Rows from a dataset of charts and code:
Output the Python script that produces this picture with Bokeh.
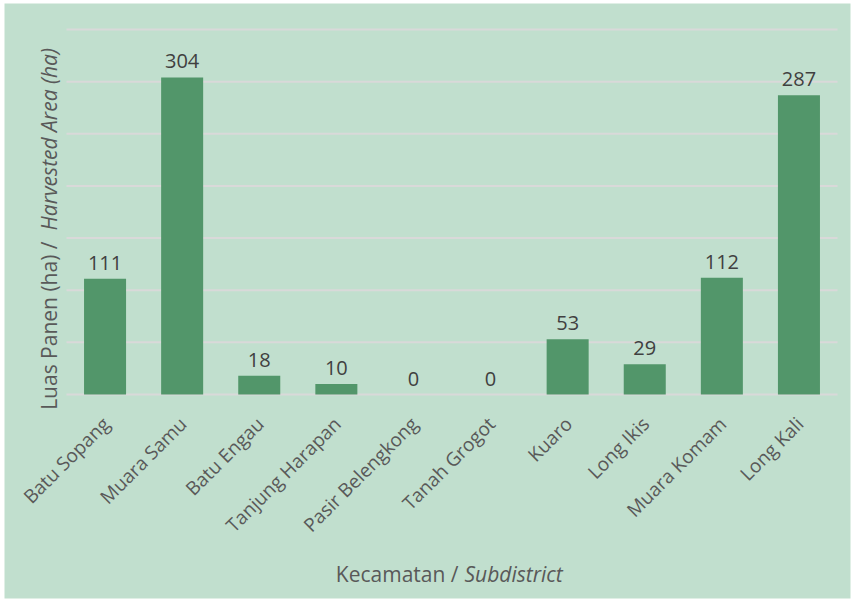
import math
from bokeh.plotting import figure
from bokeh.models import Label, Range1d, ColumnDataSource
from bokeh.core.properties import value
from bokeh.embed import file_html
from bokeh.resources import INLINE

# ---- data ----
subdistricts = ["Batu Sopang", "Muara Samu", "Batu Engau", "Tanjung Harapan",
                "Pasir Belengkong", "Tanah Grogot", "Kuaro", "Long Ikis",
                "Muara Komam", "Long Kali"]
harvested_area = [111, 304, 18, 10, 0, 0, 53, 29, 112, 287]
y_gridlines = [0, 50, 100, 150, 200, 250, 300, 350]
y_title_normal = "Luas Panen (ha) /"
y_title_italic = "Harvested Area (ha)"
x_title_normal = "Kecamatan /"
x_title_italic = "Subdistrict"

# ---- styling / layout ----
BG = "#C1DFCE"
BAR = "#52966A"
GRID = "#D9D9D9"
LABEL_C = "#404040"
TITLE_C = "#595959"
FONT = "Open Sans"

W, H = 852, 600
FL, FT, FR, FB = 4, 3, 850, 598          # frame (chart background) in canvas px
PL, PT, PR, PB = 66, 29, 837, 394         # plotting area in canvas px
n = len(subdistricts)
y_max = y_gridlines[-1]
px_x = (PR - PL) / n                      # px per category
px_y = (PB - PT) / y_max                  # px per unit

x_range = Range1d(-0.5 - (PL - FL) / px_x, n - 0.5 + (FR - PR) / px_x)
y_range = Range1d(-(FB - PB) / px_y, y_max + (PT - FT) / px_y)

p = figure(width=W, height=H, x_range=x_range, y_range=y_range,
           output_backend="svg", toolbar_location=None,
           x_axis_location=None, y_axis_location=None,
           min_border_left=FL, min_border_top=FT,
           min_border_right=W - FR, min_border_bottom=H - FB)
p.background_fill_color = BG
p.border_fill_color = "white"
p.outline_line_color = None
p.grid.visible = False

xs = list(range(n))

# gridlines
p.segment(x0=[-0.5] * len(y_gridlines), x1=[n - 0.5] * len(y_gridlines),
          y0=y_gridlines, y1=y_gridlines, line_color=GRID, line_width=2)

src = ColumnDataSource(dict(x=xs, top=harvested_area, name=subdistricts,
                            lbl=[str(v) for v in harvested_area],
                            zero=[0] * n))
p.vbar(x="x", top="top", width=0.545, source=src, fill_color=BAR, line_color=None)

# data labels
p.text(x="x", y="top", text="lbl", source=src, text_align="center",
       text_baseline="alphabetic", y_offset=-16, text_font_size="20px",
       text_color=LABEL_C, text_font=value(FONT))

# category labels (rotated 45 degrees)
p.text(x="x", y="zero", text="name", source=src, angle=math.pi / 4,
       text_align="right", text_baseline="middle", x_offset=1, y_offset=26,
       text_font_size="19px", text_color=TITLE_C, text_font=value(FONT))

# screen units of Label are relative to the frame's bottom-left corner
def lx(px):
    return px - FL

def ly(py):
    return FB - py

common = dict(x_units="screen", y_units="screen", text_font=FONT,
              text_font_size="21px", text_color=TITLE_C, text_baseline="alphabetic")

# y-axis title (normal + italic)
p.add_layout(Label(x=lx(48), y=ly(241), text=y_title_normal, angle=math.pi / 2,
                   text_align="right", **common))
p.add_layout(Label(x=lx(48), y=ly(230), text=y_title_italic, angle=math.pi / 2,
                   text_align="left", text_font_style="italic", **common))

# x-axis title (normal + italic)
p.add_layout(Label(x=lx(458), y=ly(573), text=x_title_normal, text_align="right", **common))
p.add_layout(Label(x=lx(464), y=ly(573), text=x_title_italic, text_align="left",
                   text_font_style="italic", **common))

open("out.html", "w").write(file_html(p, INLINE))
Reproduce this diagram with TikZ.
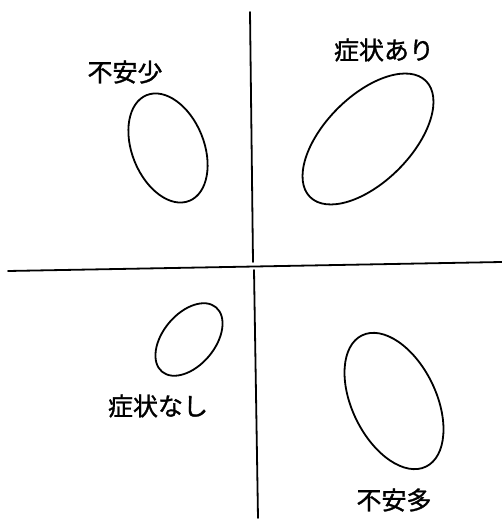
\documentclass[tikz,border=0pt]{standalone}
\usepackage{fontspec}
\newfontfamily\jpfont[FakeBold=1.2]{Noto Sans CJK JP}
\begin{document}
\begin{tikzpicture}[x=1pt,y=1pt,
  axisline/.style={line width=1.8pt,line cap=round},
  blob/.style={line width=1.8pt},
  lbl/.style={font=\jpfont\fontsize{25}{25}\selectfont,inner sep=0pt}]
\useasboundingbox (0,0) rectangle (502,527);
% axes
\coordinate (vtop) at (250,515);
\coordinate (vmid1) at (253,265);
\coordinate (vmid2) at (254,257);
\coordinate (vbot) at (258,9);
\coordinate (hleft) at (8,256);
\coordinate (hright) at (502,265);
\draw[axisline] (vtop) -- (vmid1);
\draw[axisline] (vmid2) -- (vbot);
\draw[axisline] (hleft) -- (hright);
% ellipses
\draw[blob] (168,379) ellipse [x radius=57, y radius=36, rotate=112];
\draw[blob] (368,388) ellipse [x radius=82, y radius=43, rotate=45];
\draw[blob] (189,187.5) ellipse [x radius=42, y radius=26, rotate=50];
\draw[blob] (394,126) ellipse [x radius=73, y radius=42, rotate=116];
% labels
\node[lbl] (tl) at (125,455) {不安少};
\node[lbl] (tr) at (384,477) {症状あり};
\node[lbl] (bl) at (158,121) {症状なし};
\node[lbl] (br) at (394,27) {不安多};
\end{tikzpicture}
\end{document}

▶ _STATED GOAL_: Quote the preceding listing precisely and completely, omitting its images.

▶ _EXPECTED ANSWER_:
Output the Python script that produces this picture with Bokeh.
import math
from bokeh.plotting import figure
from bokeh.models import Label, Range1d, ColumnDataSource
from bokeh.core.properties import value
from bokeh.embed import file_html
from bokeh.resources import INLINE

# ---- data ----
subdistricts = ["Batu Sopang", "Muara Samu", "Batu Engau", "Tanjung Harapan",
                "Pasir Belengkong", "Tanah Grogot", "Kuaro", "Long Ikis",
                "Muara Komam", "Long Kali"]
harvested_area = [111, 304, 18, 10, 0, 0, 53, 29, 112, 287]
y_gridlines = [0, 50, 100, 150, 200, 250, 300, 350]
y_title_normal = "Luas Panen (ha) /"
y_title_italic = "Harvested Area (ha)"
x_title_normal = "Kecamatan /"
x_title_italic = "Subdistrict"

# ---- styling / layout ----
BG = "#C1DFCE"
BAR = "#52966A"
GRID = "#D9D9D9"
LABEL_C = "#404040"
TITLE_C = "#595959"
FONT = "Open Sans"

W, H = 852, 600
FL, FT, FR, FB = 4, 3, 850, 598          # frame (chart background) in canvas px
PL, PT, PR, PB = 66, 29, 837, 394         # plotting area in canvas px
n = len(subdistricts)
y_max = y_gridlines[-1]
px_x = (PR - PL) / n                      # px per category
px_y = (PB - PT) / y_max                  # px per unit

x_range = Range1d(-0.5 - (PL - FL) / px_x, n - 0.5 + (FR - PR) / px_x)
y_range = Range1d(-(FB - PB) / px_y, y_max + (PT - FT) / px_y)

p = figure(width=W, height=H, x_range=x_range, y_range=y_range,
           output_backend="svg", toolbar_location=None,
           x_axis_location=None, y_axis_location=None,
           min_border_left=FL, min_border_top=FT,
           min_border_right=W - FR, min_border_bottom=H - FB)
p.background_fill_color = BG
p.border_fill_color = "white"
p.outline_line_color = None
p.grid.visible = False

xs = list(range(n))

# gridlines
p.segment(x0=[-0.5] * len(y_gridlines), x1=[n - 0.5] * len(y_gridlines),
          y0=y_gridlines, y1=y_gridlines, line_color=GRID, line_width=2)

src = ColumnDataSource(dict(x=xs, top=harvested_area, name=subdistricts,
                            lbl=[str(v) for v in harvested_area],
                            zero=[0] * n))
p.vbar(x="x", top="top", width=0.545, source=src, fill_color=BAR, line_color=None)

# data labels
p.text(x="x", y="top", text="lbl", source=src, text_align="center",
       text_baseline="alphabetic", y_offset=-16, text_font_size="20px",
       text_color=LABEL_C, text_font=value(FONT))

# category labels (rotated 45 degrees)
p.text(x="x", y="zero", text="name", source=src, angle=math.pi / 4,
       text_align="right", text_baseline="middle", x_offset=1, y_offset=26,
       text_font_size="19px", text_color=TITLE_C, text_font=value(FONT))

# screen units of Label are relative to the frame's bottom-left corner
def lx(px):
    return px - FL

def ly(py):
    return FB - py

common = dict(x_units="screen", y_units="screen", text_font=FONT,
              text_font_size="21px", text_color=TITLE_C, text_baseline="alphabetic")

# y-axis title (normal + italic)
p.add_layout(Label(x=lx(48), y=ly(241), text=y_title_normal, angle=math.pi / 2,
                   text_align="right", **common))
p.add_layout(Label(x=lx(48), y=ly(230), text=y_title_italic, angle=math.pi / 2,
                   text_align="left", text_font_style="italic", **common))

# x-axis title (normal + italic)
p.add_layout(Label(x=lx(458), y=ly(573), text=x_title_normal, text_align="right", **common))
p.add_layout(Label(x=lx(464), y=ly(573), text=x_title_italic, text_align="left",
                   text_font_style="italic", **common))

open("out.html", "w").write(file_html(p, INLINE))
Reproduce this diagram with TikZ.
\documentclass[tikz,border=0pt]{standalone}
\usepackage{fontspec}
\newfontfamily\jpfont[FakeBold=1.2]{Noto Sans CJK JP}
\begin{document}
\begin{tikzpicture}[x=1pt,y=1pt,
  axisline/.style={line width=1.8pt,line cap=round},
  blob/.style={line width=1.8pt},
  lbl/.style={font=\jpfont\fontsize{25}{25}\selectfont,inner sep=0pt}]
\useasboundingbox (0,0) rectangle (502,527);
% axes
\coordinate (vtop) at (250,515);
\coordinate (vmid1) at (253,265);
\coordinate (vmid2) at (254,257);
\coordinate (vbot) at (258,9);
\coordinate (hleft) at (8,256);
\coordinate (hright) at (502,265);
\draw[axisline] (vtop) -- (vmid1);
\draw[axisline] (vmid2) -- (vbot);
\draw[axisline] (hleft) -- (hright);
% ellipses
\draw[blob] (168,379) ellipse [x radius=57, y radius=36, rotate=112];
\draw[blob] (368,388) ellipse [x radius=82, y radius=43, rotate=45];
\draw[blob] (189,187.5) ellipse [x radius=42, y radius=26, rotate=50];
\draw[blob] (394,126) ellipse [x radius=73, y radius=42, rotate=116];
% labels
\node[lbl] (tl) at (125,455) {不安少};
\node[lbl] (tr) at (384,477) {症状あり};
\node[lbl] (bl) at (158,121) {症状なし};
\node[lbl] (br) at (394,27) {不安多};
\end{tikzpicture}
\end{document}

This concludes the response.